I have to do a network analysis starting from a database of approximately 90 different csv files, each refers to an institute and every row of the dataset represent a scientific article published by the institute.
Its organized like this (simplifying):
Article.Code | Authors | Pages | Research.Categories | Year | Citations | etc…
The aim is to study the grade of collaborations amid Institutes based on the number of articles published together, since every article has a unique code of identification, if we find two rows in two different databases with the same ArticleCode it means that the institutes had a collaboration for the publication and studies referred to the article.
Since is my first time ever using R I’ve encountered different problems in order to achieve :
- A database that contains the number of articles published in common between two institutes by year, with a separation of the total number of articles per Research Areas.
InstituteName1 | InstituteName2 | year | #ArticlesInCommon | ResearchArea1 | ResearchArea 2 |…
- Another issue that I’ve encountered is about defining the Research Area (5 in total) of an article since every article could have a combination of different research categories (here a link to better understand Web of Science Core Collection Help )
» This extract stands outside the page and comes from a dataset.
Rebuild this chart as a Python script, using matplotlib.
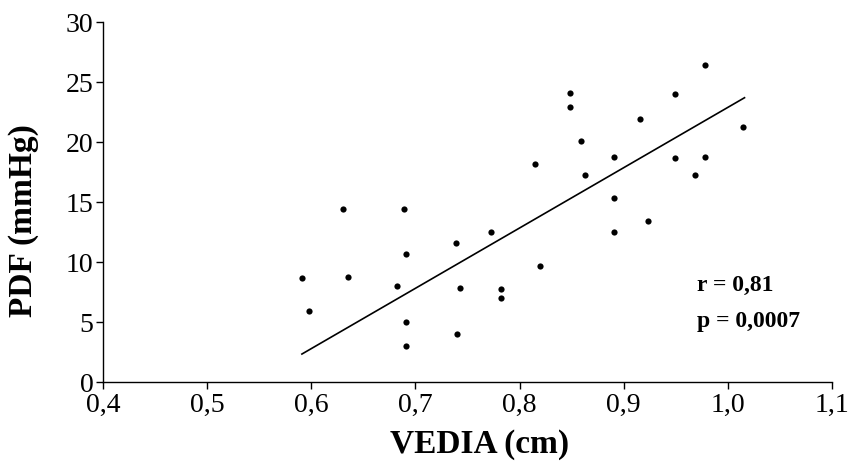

I’m pretty sure that I’ve to insert a new column for each file and filling it with the name of the institute. The final scope is to have a graph of the network of collaborations between institutes and then analyze it, I've already seen that R offers packages that consent to do that.
Since the institutes are approximately 90, if I want to analyze every single collaboration between them in couple I’ve to analyze (and do steps in R) something like 4000 connections.
C(90,2)= 90!/(90-2)!2!
If I spend just 3 minutes for doing the steps and processing the dataset in R I’ll spend 200 hours! I’m sure that exists some way to do it more efficiently and faster :’)